As the parent, training begins with you (Prov. 22:6). Teach your teenager God’s commands that she might fear him and keep his statutes all her days (Deut. 6:1–3), bring her up in the discipline and instruction of the Lord while not provoking her to anger (Eph. 6:4), and extend the rod and reproof that offers wisdom (Prov. 29:15), all while showing her compassion (Ps. 103:13). This training happens all week long, before church begins.

As long as your teenager lives under your roof and depends on your funds, she’s your child.
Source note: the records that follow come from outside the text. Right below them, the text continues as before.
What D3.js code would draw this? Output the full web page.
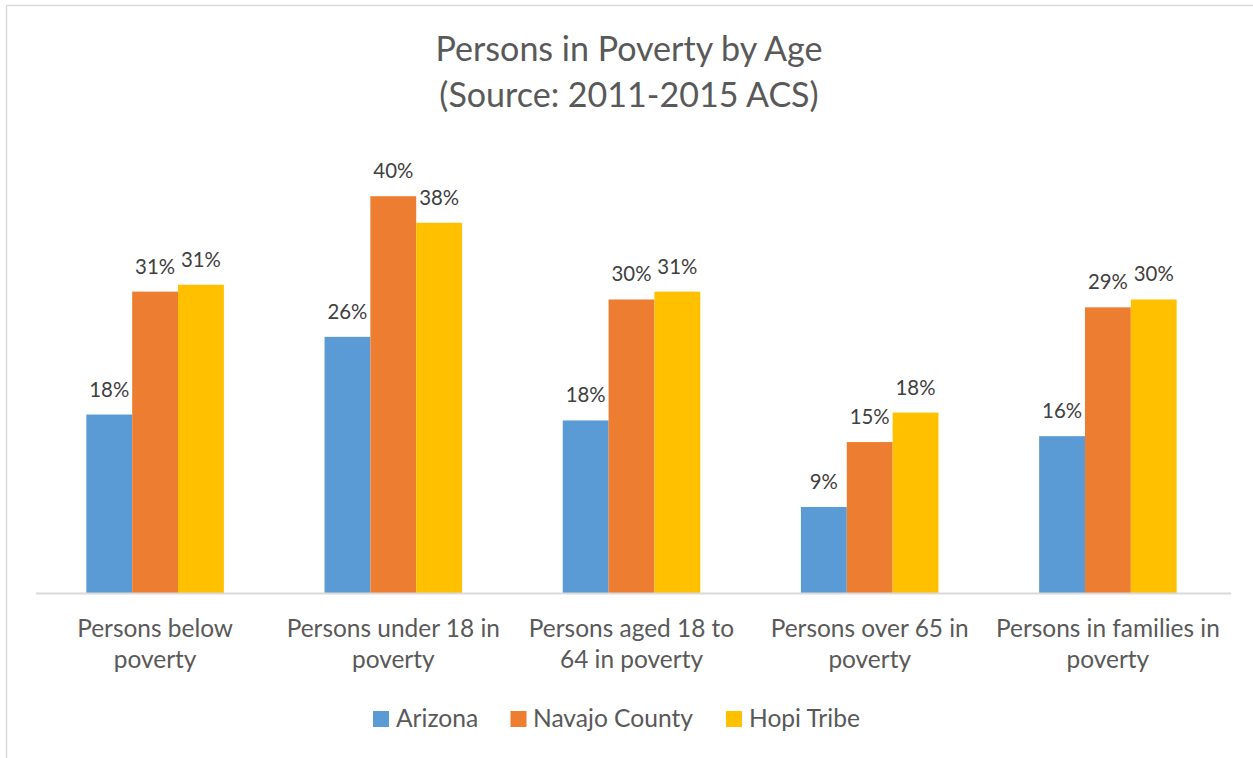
<!DOCTYPE html>
<html>
<head>
<meta charset="utf-8">
<script src="https://cdn.jsdelivr.net/npm/d3@7"></script>
<style>
  html, body { margin: 0; padding: 0; background: #fff; }
  svg { display: block; }
  text { font-family: Lato, "Open Sans", sans-serif; }
</style>
</head>
<body>
<svg id="chart" width="1253" height="758"></svg>
<script>
// ---- data ----
const categories = [
  "Persons below poverty",
  "Persons under 18 in poverty",
  "Persons aged 18 to 64 in poverty",
  "Persons over 65 in poverty",
  "Persons in families in poverty"
];
const categoryLines = [
  ["Persons below", "poverty"],
  ["Persons under 18 in", "poverty"],
  ["Persons aged 18 to", "64 in poverty"],
  ["Persons over 65 in", "poverty"],
  ["Persons in families in", "poverty"]
];
const seriesNames = ["Arizona", "Navajo County", "Hopi Tribe"];
const arizona = [18.2, 26.1, 17.6, 8.8, 16.0];
const navajo  = [30.7, 40.4, 29.9, 15.4, 29.1];
const hopi    = [31.4, 37.7, 30.7, 18.4, 29.9];
const seriesValues = [arizona, navajo, hopi];
const colors = ["#5B9BD5", "#ED7D31", "#FFC000"];
const titleLines = ["Persons in Poverty by Age", "(Source: 2011-2015 ACS)"];

// ---- layout ----
const svg = d3.select("#chart");
const W = 1253, H = 758;
const plotLeft = 36, plotRight = 1227, axisRight = 1231, baseY = 593.5, topY = 151;

// fit a font size so that a reference string has a given width
function fitSize(sample, target, base) {
  const t = svg.append("text").attr("font-size", base).text(sample);
  const w = t.node().getComputedTextLength();
  t.remove();
  return base * target / w;
}
const titleSize = fitSize(titleLines[0], 387, 30);
const catSize = fitSize("Persons below", 156, 24);
const labelSize = fitSize("40%", 40, 22);
const legendSize = fitSize("Navajo County", 160, 24);

// border
svg.append("rect")
  .attr("x", 6.5).attr("y", 5.5)
  .attr("width", W + 10).attr("height", H + 10)
  .attr("fill", "none").attr("stroke", "#D9D9D9").attr("stroke-width", 1.5);

const x0 = d3.scaleBand().domain(categories).range([plotLeft, plotRight]).paddingInner(0.4226).paddingOuter(0.2113);
const x1 = d3.scaleBand().domain(seriesNames).range([0, x0.bandwidth()]);
const y = d3.scaleLinear().domain([0, 45]).range([baseY, topY]);

// title
svg.append("g").selectAll("text").data(titleLines).join("text")
  .attr("x", 629).attr("y", (d, i) => 61 + i * 46)
  .attr("text-anchor", "middle")
  .attr("font-size", titleSize)
  .attr("fill", "#595959")
  .text(d => d);

// bars
const rows = categories.map((c, i) => seriesNames.map((s, j) => ({ cat: c, s, v: seriesValues[j][i], j })));
const g = svg.append("g").selectAll("g").data(rows).join("g")
  .attr("transform", (d, i) => `translate(${x0(categories[i])},0)`);
g.selectAll("rect").data(d => d).join("rect")
  .attr("x", d => x1(d.s))
  .attr("y", d => y(d.v))
  .attr("width", x1.bandwidth())
  .attr("height", d => baseY - y(d.v))
  .attr("fill", d => colors[d.j]);
g.selectAll("text").data(d => d).join("text")
  .attr("x", d => x1(d.s) + x1.bandwidth() / 2)
  .attr("y", d => y(d.v) - 18)
  .attr("text-anchor", "middle")
  .attr("font-size", labelSize)
  .attr("fill", "#404040")
  .text(d => Math.round(d.v) + "%");

// x axis
const axis = svg.append("g").attr("transform", `translate(0,${baseY})`)
  .call(d3.axisBottom(x0).tickSize(0).tickSizeOuter(0).tickFormat(""));
axis.select(".domain").remove();
axis.append("line").attr("x1", plotLeft).attr("x2", axisRight).attr("y1", 0).attr("y2", 0)
  .attr("stroke", "#D9D9D9").attr("stroke-width", 2);
axis.selectAll(".tick").each(function (d, i) {
  const t = d3.select(this).append("text")
    .attr("text-anchor", "middle")
    .attr("fill", "#595959")
    .attr("font-size", catSize)
    .attr("y", 0);
  categoryLines[i].forEach((line, k) => {
    t.append("tspan").attr("x", 0).attr("y", 43.5 + k * 31).text(line);
  });
});

// legend
const legendItems = [
  { name: seriesNames[0], sx: 373, tx: 396 },
  { name: seriesNames[1], sx: 510.5, tx: 533 },
  { name: seriesNames[2], sx: 726, tx: 749 }
];
const lg = svg.append("g").selectAll("g").data(legendItems).join("g");
lg.append("rect").attr("x", d => d.sx).attr("y", 711).attr("width", 16).attr("height", 16)
  .attr("fill", (d, i) => colors[i]);
lg.append("text").attr("x", d => d.tx).attr("y", 726.5)
  .attr("font-size", legendSize).attr("fill", "#595959").text(d => d.name);
</script>
</body>
</html>
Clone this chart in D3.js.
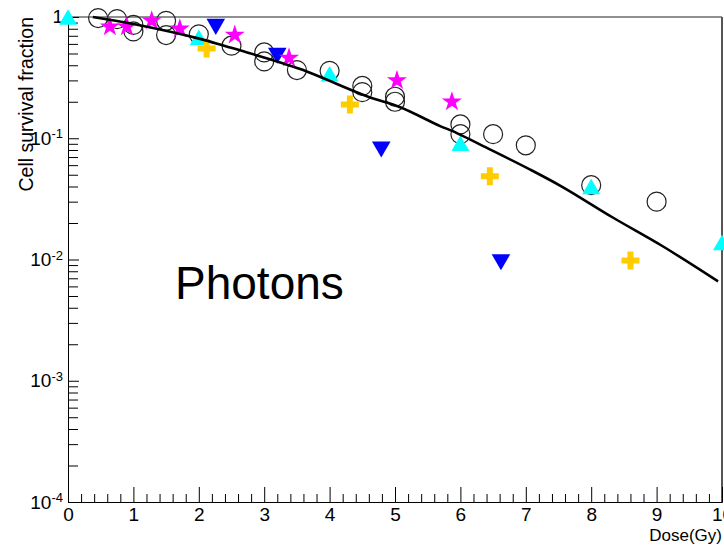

Exodus 20:12 calls her to “honor [her] father and mother, that it may go well with [her] and that [she] may live long in the land.” She is to obey her parents in the Lord, for this is right (Eph. 6:1). While she may not like your methods, God’s commands are for her good. The wisdom of Proverbs 23:22, “Listen to your father who gave you life,” isn’t cumbersome, but a blessing. Your gentle insistence on church attendance demonstrates your love (Prov. 13:24).


If your teen is still averse to attending church, try exhortation. The apostle Paul describes his ministry to the Thessalonians as labor and toil, night and day. But he persists in proclaiming the gospel “like a father with his children,” exhorting and encouraging each one, charging them to walk “in a manner worthy of God” (1 Thess. 2:9–12). Labor to exhort and encourage.

The church is God’s good provision for your teen. Teach her this truth. Inside the church she will find pastors who joyfully watch over her soul (Heb. 13:17), teachers who keep her from swerving from the faith (1 Tim. 6:21), and faithful witnesses who commend her to run the race of faith (Heb. 11:2). She will learn of God’s love for his people, his willingness to provide, and his covenant-keeping nature. She’ll observe persecution and affliction among God’s people and learn to navigate suffering alongside Christ. The church is the Father’s generous provision to his children.

Mothers and fathers, it may be a laborious toil to take your teenager to church. But it’s a worthy investment. Empathize, explain, exhort. Don’t withhold the discipline of church attendance from your teen; if you make him go to church, he will not die (Prov. 23:13).